A tight excess risk bound via a new complexity based on a unification of PAC-Bayesian, normalized maximum likelihood, and Rademacher complexities

Event Speaker
Nishant Mehta
Assistant professor , Department of Computer Science, University of Victoria, Canada
Event Type
Colloquium
Date
Event Location
LINC 200
Event Description

I will talk about a new notion of complexity, “COMP”, that interpolates between and generalizes some existing complexity notions from statistical learning theory. I will first derive COMP as a generalization of the Shtarkov sum, the normalizer in the normalized maximum likelihood (NML) distribution. When the NML distribution exists, the logarithm of the Shtarkov sum is precisely equal to the minimax regret for individual sequence prediction under log loss. Next, via a PAC-Bayesian analysis, I will show how COMP can be used to obtain tight upper bounds on the excess risk for randomized estimators (which include generalized Bayesian estimators). This excess risk bound will be in terms of COMP itself. Under a certain specialization, further upper bounding COMP leads to a standard PAC-Bayesian excess risk bound whose right hand side is the information complexity (essentially the empirical excess risk plus an additional complexity term involving the KL divergence from the posterior distribution to the prior distribution). Under a different specialization, the special case of empirical risk minimization with VC-type classes and "large classes" (whose empirical L2 entropy exhibits polynomial growth), we will see how COMP is upper bounded in a way which yields optimal rates of convergence of the excess risk for such classes. Along the way, we will see connections to Rademacher complexity, and, in particular, we will recover bounds based on local Rademacher complexity while completely avoiding complicated local Rademacher complexity-based arguments. This is joint work with Peter Grünwald at CWI (in Amsterdam) and Leiden University.

Speaker Biography

Nishant Mehta is an assistant professor in the Department of Computer Science at the University of Victoria. His research is in statistical learning theory and, more recently, online learning. The unifying theme of his research is to identify how the field of machine learning can obtain learning systems that learn well with much less data than is currently being used. Central to this theme is a unification of what makes learning easy or hard in different learning paradigms. He has studied properties common to online learning and statistical learning that capture when it is possible to learn up to a fixed amount of error using much less data. He also has made contributions to the problem of learning multiple tasks at the same time, and he has developed rigorous error guarantees for learning sparse features from data for use in prediction tasks. Two primary focuses are the generalization properties of deep learning methods in non-worst-case settings and better, principled algorithms for lifelong learning when tasks exhibit some different types of similarity.

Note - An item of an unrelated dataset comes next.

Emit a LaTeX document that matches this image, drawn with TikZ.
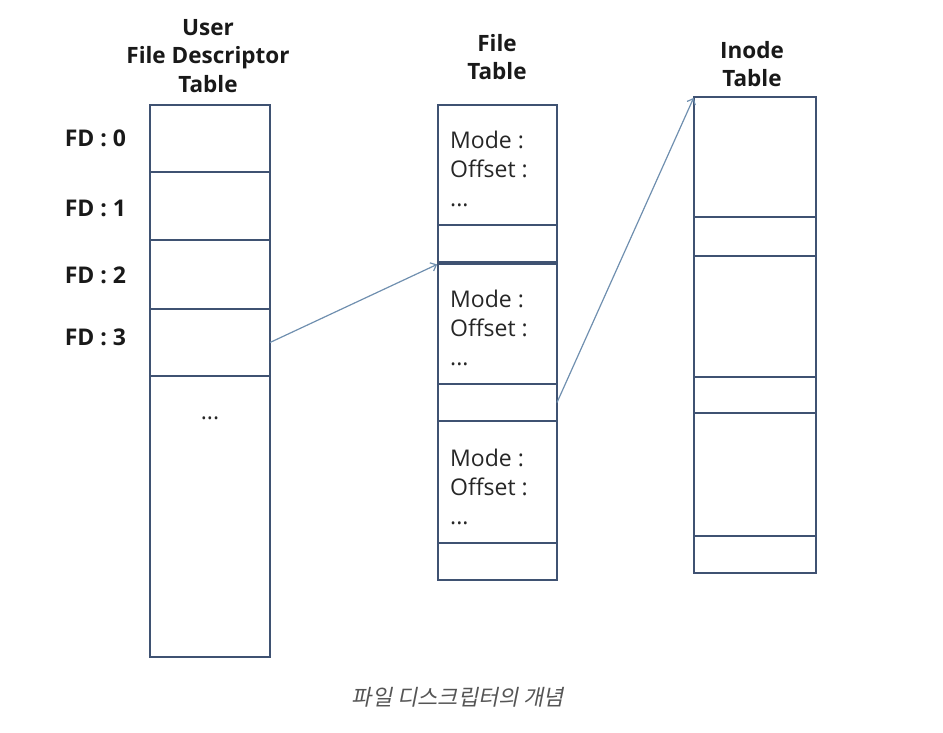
\documentclass[tikz,border=0pt]{standalone}
\usepackage{fontspec}
\setmainfont{Open Sans}
\newfontfamily\kofont[FakeSlant=0.2]{Noto Sans CJK KR}
\usetikzlibrary{arrows.meta}
\definecolor{tableline}{HTML}{3F5272}
\definecolor{arrowline}{HTML}{6F8FAF}
\definecolor{captiongray}{HTML}{555555}
\tikzset{
    cell/.style={draw=tableline, line width=2.4pt, inner sep=0pt, outer sep=0pt},
    head/.style={font=\fontsize{22.5}{28.5}\selectfont\bfseries, align=center, text=black!90},
    fdlabel/.style={font=\fontsize{23}{25}\selectfont\bfseries, text=black!90},
    entry/.style={font=\fontsize{23}{29}\selectfont, align=left, anchor=north west, inner sep=0pt, text=black!85},
    pointer/.style={draw=arrowline, line width=1.2pt, shorten >=1pt, -{Straight Barb[length=5pt,width=9pt]}}
}
\begin{document}
\begin{tikzpicture}[x=1pt,y=-1pt]
    \useasboundingbox (0,0) rectangle (943,733);
    \node[head] (fdhead) at (208,56) {User\\File Descriptor\\Table};
    \node[head] (fthead) at (497,57) {File\\Table};
    \node[head] (inhead) at (752,64) {Inode\\Table};
    \node[cell, minimum width=120pt, minimum height=67pt] (fd0) at (210,138.5) {};
    \node[cell, minimum width=120pt, minimum height=68pt] (fd1) at (210,206) {};
    \node[cell, minimum width=120pt, minimum height=69pt] (fd2) at (210,274.5) {};
    \node[cell, minimum width=120pt, minimum height=67pt] (fd3) at (210,342.5) {};
    \node[cell, minimum width=120pt, minimum height=281pt] (fd4) at (210,516.5) {};
    \node[fdlabel] (fdl0) at (95.5,138) {FD : 0};
    \node[fdlabel] (fdl1) at (95.5,208) {FD : 1};
    \node[fdlabel] (fdl2) at (95.5,275) {FD : 2};
    \node[fdlabel] (fdl3) at (95.5,337) {FD : 3};
    \node[font=\fontsize{23}{29}\selectfont, text=black!85] (fdmore) at (210,418) {...};
    \node[cell, minimum width=119pt, minimum height=120pt] (ft1) at (497.5,165) {};
    \node[cell, minimum width=119pt, minimum height=37pt] (ft2) at (497.5,243.5) {};
    \node[cell, minimum width=119pt, minimum height=120pt] (ft3) at (497.5,324) {};
    \node[cell, minimum width=119pt, minimum height=37pt] (ft4) at (497.5,402.5) {};
    \node[cell, minimum width=119pt, minimum height=122pt] (ft5) at (497.5,482) {};
    \node[cell, minimum width=119pt, minimum height=37pt] (ft6) at (497.5,561.5) {};
    \node[entry] (fte1) at (450,131) {Mode :\\Offset :\\...};
    \node[entry] (fte3) at (450,290) {Mode :\\Offset :\\...};
    \node[entry] (fte5) at (450,449) {Mode :\\Offset :\\...};
    \node[cell, minimum width=122pt, minimum height=120pt] (in1) at (755,157) {};
    \node[cell, minimum width=122pt, minimum height=39pt] (in2) at (755,236.5) {};
    \node[cell, minimum width=122pt, minimum height=121pt] (in3) at (755,316.5) {};
    \node[cell, minimum width=122pt, minimum height=36pt] (in4) at (755,395) {};
    \node[cell, minimum width=122pt, minimum height=123pt] (in5) at (755,474.5) {};
    \node[cell, minimum width=122pt, minimum height=37pt] (in6) at (755,554.5) {};
    \draw[pointer] (fd3.east) -- (ft3.north west);
    \draw[pointer] (ft4.east) -- (in1.north west);
    \node[font=\fontsize{22}{24}\selectfont\kofont, text=captiongray] (caption) at (458,697) {파일 디스크립터의 개념};
\end{tikzpicture}
\end{document}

    Nishant previously was a postdoctoral researcher at Centrum Wiskunde & Informatica with Peter Grünwald where he worked on developing PAC-Bayesian risk bounds for heavy-tailed situations as well as the present work. Prior to that, he was a postdoctoral research fellow at the Australian National University and NICTA with Bob Williamson, where we worked on problems related to learning at faster rates in statistical and online learning. He completed his Ph.D. in Computer Science from Georgia Tech, advised by Alexander Gray.